Recall that a significant part of the marketing campaign surrounding the redesigned SAT revolved around the fact that words would only be tested in context—that is, “authentically”. No more would students be made to lug around stacks of flashcards bearing lists of polysyllabic monstrosities never to be encountered in real life (like, for example, “caveats”). No, the redesigned SAT would only test “relevant” words—an Orwellian formulation if ever there was one.

As the ACT has discovered recently, however, if you don’t include enough difficult questions, or fail to manipulate the curve properly, too many people get perfect scores. In contrast, the redesigned SAT was designed so that scores in the middle range would increase; the number of perfect scores needed to be capped in order to avoid the perception that the test had been made too easy, and the test still needed to give the impression of rigor.

This, then, is the College Board trying to have it both ways: the test needs to include some advanced vocabulary so that it maintains its status among its traditional clientele of high-achieving students and their parents/college counselors, but the organization has also backed itself into a corner with the “words in context” paradigm.

Thanks to the College Board’s own marketing campaign, the test must now adhere to the idea that even “hard” words can be figured out if the reader has mastered the correct strategy, i.e., using context clues. Unfortunately, that is not how reality works. And on a question like the one I’ve been discussing, the limitations of this approach become apparent.

In fact, unless you are repeatedly exposed to a relatively uncommon word like “caveat” in situations that make its meaning clear (highly unlikely for the average high schooler), there are exactly two ways to learn it:

1) You can memorize it purely by rote.

2) You can use the Latin root “cave” (“beware,” pronounced CAH-way), which makes it considerably easier to remember, especially if you happen to be studying Latin.

Obviously, the student who learns it via option #2 stands an infinitely better chance of retaining it, new SAT or old SAT, vocabulary flashcards or not. But the College Board’s entire spiel is based on a denial of the fact that this is a legitimate way to learn vocabulary—or, at the very least, a way that should actively be encouraged. Presumably, this has something to do with the fact that the opportunity to study Latin—or, heaven forbid, Greek—is largely only available to more privileged students, which puts it at odds with the College Board’s mission of “expanding opportunity.”

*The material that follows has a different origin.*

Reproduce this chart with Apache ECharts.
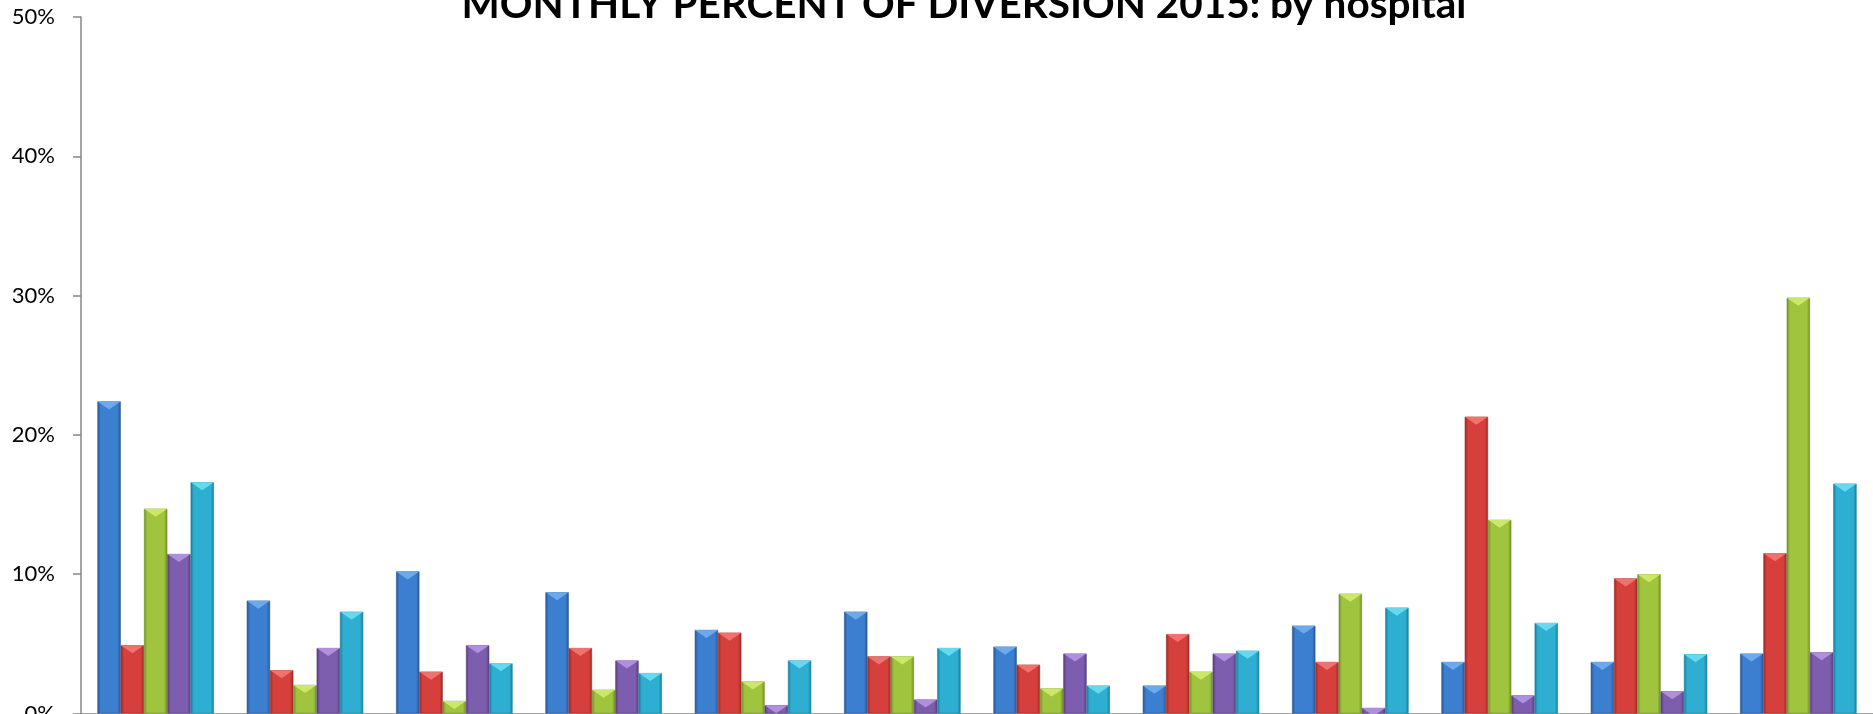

But if the goal is to test some higher-level vocabulary effectively (admittedly a shaky premise), then this is a serious problem. Because of the way the English language evolved, many—if not most—single-meaning challenging/technical terms, are indeed derived from Latin or Greek, in contrast to everyday words, which tend to have Anglo-Saxon origins. In addition, higher-level Greco-Latin terms often appear in circumstances in which their exact meanings cannot be determined from context.

As a result, students who do not know anything about roots or etymologies lack an important set of tools for learning and retaining new words, particularly the kinds of words they are likely to encounter in college. (Yes, this is even true for many students in STEM fields, who are likely to encounter countless scientific terms derived from Latin!)

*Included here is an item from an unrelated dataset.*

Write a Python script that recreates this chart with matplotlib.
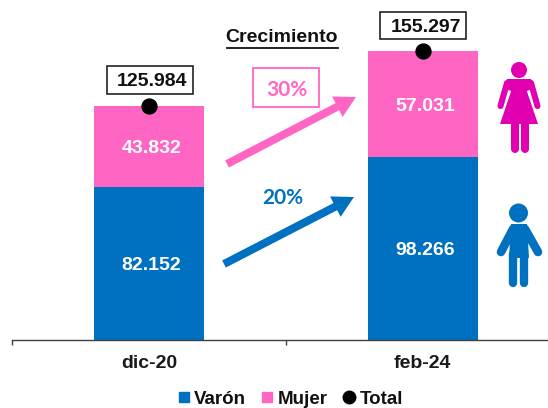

That is why the old SAT tested vocabulary from both angles, and in two different types of exercises: sentence completions were designed so that many answers could be determined via roots, whereas passage-based questions depended on context clues. To some extent, that division reflected the fact that English is a hybrid language, and that words can (and, in some cases, must) be learned in a variety of ways. But if the College Board was going to regain market share from the ACT, that reality needed to be rejected wholeheartedly.

To return to my original point, though, the last piece of why the “caveats” question bothers me so much has to do with the way in which “misgivings” shifts the connotation of the text from the social to the personal. I do not want to imply that this was anything other than a random coincidence on the College Board’s part, but I also find it oddly telling that the answer involved this particular type of alteration.

Let me explain.

Increasingly, I am encountering people—not just teenagers, but also some adults—who seem not just unwilling but actually unable to conceive of ideas in general terms, instead reducing everything to personal opinion and/or experience and refusing to acknowledge any external view. I think it’s reasonable to assert that this tendency is reinforced, perhaps even developed, by a school system in which students are constantly encouraged to relate what they are studying to their own lives.

This is obviously not a bad idea in moderation, but like anything, it becomes a real problem when applied simplistically and to extremes. The result is that everything is reduced to a matter of individual opinion and experience, and any criticism of a person’s ideas is perceived as a personal attack on their unique identity (reductio ad hominem?).

In that context, the replacement of “caveats” with “misgivings” slips the author’s discussion onto the plane of personal opinion—“Oh, well, he personally thinks that this stuff, tex-, tex-whatever, won’t work, but that’s just, like, his individual perspective,” one can imagine a particular type of student stating smugly—and away from an act directed toward others.

I understand if this reading of the question seems like too much of a stretch to some people, but given some of the incidents I’ve witnessed recently—not least, a middle-schooler haranguing a seasoned researcher of reading disabilities in front of a room full of adults, obstinately insisting that he could not possibly understand what it meant to be dyslexic since he himself was not personally gifted (!) with dyslexia—I can’t help but think about it in these terms. In that context, it seems to epitomize an enormous issue at a very minute scale.

For me, the bottom line is this: some words do have generally agreed-upon definitions, and to pretend otherwise is to invite a world in which coherent discussion is impossible because what should be common ground can always shift—one of the parties can always insist that terms mean other than what they mean; that because they really believe it, their interpretation must be taken seriously; and that to insist otherwise is a threat to their very selves.

Indeed, if everyone is an entirely unique individual entitled to interpret everything in their own way, there can be no such thing as a “commonsense” understanding because there can be no such thing as “common.”

Thus, sense becomes nonsense, and nonsense sense.

I think it’s fair to say that’s a real problem.

But then again, maybe those are just my personal misgivings.